PIUS UTOMI EKPEI/AFP/Getty Images
Luis Moreno-Ocampo, prosecutor at the International Criminal Court, issued a statement today indicating that his team may request the authorization to open a full-fledged investigation into atrocities committed in recent months in the Ivory Coast. The statement urged the U.N. Security council to "expedite" the process so that he "can proceed faster with an investigation and start to prepare a request for an arrest warrant for those most responsible for crimes in Ivory Coast."
Clearly, there are crimes to investigate. After reports that as many as 1,000 were killed in the Western town of Duékoué over the weekend, today another massacre site is reported to have been found. Holding outgoing President Laurent Gbagbo's military to account for shelling a market and disappearing political opponents is unquestionably a good thing, right?
Yes -- but it also opens up a lot of very difficult questions about how this political crisis is going to end.
First, take the issue of exile for Gbagbo. If he believes there is a risk he'll be indicted by the International Criminal Court, he will be very unlikely to agree to take refuge in any country that recognizes the court. Offering amnesty is no longer a carrot that negotiators can offer; if the ICC succeeds in opening an investigation, and Gbagbo is to be indicted, Ivory Coast's national judicial system would be compelled to hand him over. That in turn raises the difficult question of how Gbagbo's supporters (remember, he won 46 percent of the vote) would react if their political icon were arrested. (Not good, I'm going to say.)
Actually, arrests of any political figures could be divisive. After all, there are reports (not yet confirmed either way) that Ouattara-loyal forces were involved in the civilian deaths in Duékoué. A new president might be reluctant to hand over his men for such crimes, particularly since the Ouattara camp has denied any wrongdoing. But justice that only cuts one way will be hard to stomach for Ivorians observing the political process.

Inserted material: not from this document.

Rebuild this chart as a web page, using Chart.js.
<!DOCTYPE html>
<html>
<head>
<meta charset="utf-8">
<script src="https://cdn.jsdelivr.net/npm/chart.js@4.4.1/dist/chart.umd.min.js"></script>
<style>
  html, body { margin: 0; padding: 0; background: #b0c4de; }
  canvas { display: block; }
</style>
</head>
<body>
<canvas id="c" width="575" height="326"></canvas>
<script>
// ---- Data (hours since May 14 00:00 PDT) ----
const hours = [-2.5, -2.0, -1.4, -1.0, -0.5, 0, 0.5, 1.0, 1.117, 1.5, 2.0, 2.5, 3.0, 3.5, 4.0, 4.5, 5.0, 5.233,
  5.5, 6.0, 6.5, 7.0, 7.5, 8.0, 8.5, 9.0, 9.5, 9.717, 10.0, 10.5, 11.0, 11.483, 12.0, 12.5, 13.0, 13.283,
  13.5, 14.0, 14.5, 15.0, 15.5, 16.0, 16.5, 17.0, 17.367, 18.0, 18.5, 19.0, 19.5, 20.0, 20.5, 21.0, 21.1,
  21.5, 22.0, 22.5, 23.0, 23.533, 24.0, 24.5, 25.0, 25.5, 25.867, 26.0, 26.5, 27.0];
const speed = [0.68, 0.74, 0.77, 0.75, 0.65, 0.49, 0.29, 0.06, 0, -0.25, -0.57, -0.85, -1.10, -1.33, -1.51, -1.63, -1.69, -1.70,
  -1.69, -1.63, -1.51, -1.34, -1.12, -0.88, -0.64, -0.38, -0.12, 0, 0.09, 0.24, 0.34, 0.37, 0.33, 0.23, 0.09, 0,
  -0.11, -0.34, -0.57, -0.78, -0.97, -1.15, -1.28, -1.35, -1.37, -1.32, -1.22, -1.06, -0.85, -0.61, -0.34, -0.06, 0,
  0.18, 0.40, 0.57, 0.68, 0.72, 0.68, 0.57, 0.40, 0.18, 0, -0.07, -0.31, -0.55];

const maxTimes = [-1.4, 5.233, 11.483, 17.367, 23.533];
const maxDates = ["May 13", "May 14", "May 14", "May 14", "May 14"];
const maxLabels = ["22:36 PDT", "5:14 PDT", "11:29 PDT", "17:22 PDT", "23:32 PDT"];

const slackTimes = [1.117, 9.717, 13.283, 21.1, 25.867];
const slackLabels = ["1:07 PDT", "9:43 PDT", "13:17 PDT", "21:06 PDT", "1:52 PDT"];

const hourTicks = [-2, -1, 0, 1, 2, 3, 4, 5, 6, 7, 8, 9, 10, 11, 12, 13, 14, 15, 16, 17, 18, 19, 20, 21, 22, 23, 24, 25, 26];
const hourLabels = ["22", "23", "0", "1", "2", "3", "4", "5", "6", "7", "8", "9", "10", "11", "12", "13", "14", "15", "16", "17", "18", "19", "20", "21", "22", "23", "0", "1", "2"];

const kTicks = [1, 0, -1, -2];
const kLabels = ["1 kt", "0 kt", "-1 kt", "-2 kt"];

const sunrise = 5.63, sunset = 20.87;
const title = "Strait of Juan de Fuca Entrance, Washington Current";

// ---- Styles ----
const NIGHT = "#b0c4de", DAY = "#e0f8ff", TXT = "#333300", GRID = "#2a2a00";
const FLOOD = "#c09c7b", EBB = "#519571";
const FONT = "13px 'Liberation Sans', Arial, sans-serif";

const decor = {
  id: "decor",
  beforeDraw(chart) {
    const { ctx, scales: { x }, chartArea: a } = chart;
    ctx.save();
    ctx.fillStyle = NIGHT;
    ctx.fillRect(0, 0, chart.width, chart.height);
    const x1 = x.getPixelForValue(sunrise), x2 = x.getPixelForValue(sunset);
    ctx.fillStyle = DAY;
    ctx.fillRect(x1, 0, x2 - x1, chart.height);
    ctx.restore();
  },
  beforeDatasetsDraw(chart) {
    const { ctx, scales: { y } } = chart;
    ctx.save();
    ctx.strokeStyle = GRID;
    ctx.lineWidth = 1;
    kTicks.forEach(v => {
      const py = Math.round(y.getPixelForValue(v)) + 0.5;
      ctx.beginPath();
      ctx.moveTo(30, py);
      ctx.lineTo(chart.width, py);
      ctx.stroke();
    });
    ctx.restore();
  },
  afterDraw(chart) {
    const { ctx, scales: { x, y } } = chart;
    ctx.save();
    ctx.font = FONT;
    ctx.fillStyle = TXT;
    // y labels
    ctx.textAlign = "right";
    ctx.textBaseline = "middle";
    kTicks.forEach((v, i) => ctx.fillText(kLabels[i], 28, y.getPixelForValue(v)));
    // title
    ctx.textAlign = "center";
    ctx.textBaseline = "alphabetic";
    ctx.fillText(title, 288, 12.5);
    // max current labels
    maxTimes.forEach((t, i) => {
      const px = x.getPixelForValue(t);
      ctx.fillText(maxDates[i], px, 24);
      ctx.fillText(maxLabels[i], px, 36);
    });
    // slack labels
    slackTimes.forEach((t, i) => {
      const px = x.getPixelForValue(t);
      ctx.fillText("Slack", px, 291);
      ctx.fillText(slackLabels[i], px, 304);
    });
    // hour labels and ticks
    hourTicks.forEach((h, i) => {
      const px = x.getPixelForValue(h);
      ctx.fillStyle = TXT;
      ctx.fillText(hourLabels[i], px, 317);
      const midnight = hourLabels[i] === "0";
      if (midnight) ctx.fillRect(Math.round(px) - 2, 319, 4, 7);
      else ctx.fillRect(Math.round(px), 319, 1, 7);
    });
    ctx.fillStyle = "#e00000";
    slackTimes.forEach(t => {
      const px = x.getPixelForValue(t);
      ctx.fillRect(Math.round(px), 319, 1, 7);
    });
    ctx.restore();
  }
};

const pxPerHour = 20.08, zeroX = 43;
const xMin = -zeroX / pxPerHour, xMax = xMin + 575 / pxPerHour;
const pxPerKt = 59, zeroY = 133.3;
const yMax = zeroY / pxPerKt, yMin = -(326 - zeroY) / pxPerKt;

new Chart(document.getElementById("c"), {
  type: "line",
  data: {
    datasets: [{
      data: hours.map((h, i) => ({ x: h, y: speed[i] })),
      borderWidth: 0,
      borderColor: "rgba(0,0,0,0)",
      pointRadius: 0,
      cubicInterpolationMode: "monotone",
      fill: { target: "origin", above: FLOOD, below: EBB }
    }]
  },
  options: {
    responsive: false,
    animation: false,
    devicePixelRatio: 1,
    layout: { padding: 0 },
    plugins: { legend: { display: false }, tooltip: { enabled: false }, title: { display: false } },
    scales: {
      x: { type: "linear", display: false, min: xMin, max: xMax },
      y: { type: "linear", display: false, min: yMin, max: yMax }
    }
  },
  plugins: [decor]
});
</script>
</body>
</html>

This is not to say that there should not be accountability for crimes. There should be. And proponents of the court are correct to argue that the ICC's promise to investigate can be a very clear deterrant for parties on the ground to misbehave.
The point is this: the crisis in the Ivory Coast is at an unbelievably delicate moment. The country is polarized. If Gbagbo is not allowed a dignified exit -- much as it seems unfair -- the crisis runs a serious risk of getting worse. Militias armed in favor of one side or the other -- or in some cases loyal to no one in particular -- can't be accomodated but neither can they be forgotten. Once the immediate political crisis ends, social cohesion will be Ouattara's biggest challenge as president. He's going to have to ensure that divided Ivorians can live with one another again.
Successful justice has often taken place in countries as divided as this one -- take Chile after the dictatorship of Augusto Pinochet of Sierra Leone after its civil war at the turn of the century. The succesful keys of those processes were the securing of a political solution first, integrating local courts and reconciliation processes into the quest for justice, and whole lot of community outreach so that citizens throughout the country would understand that indictments of individuals were not indictments of their group, be it religious, ethnic, or political.
As the situation stands this morning, negotiations to get outgoing president had "failed" and an assault of the presidential compound is underway by forces loyal to election winner and internationally recognized President Alassane Ouattara. Let's hope both sides know what a tight-rope they are walking.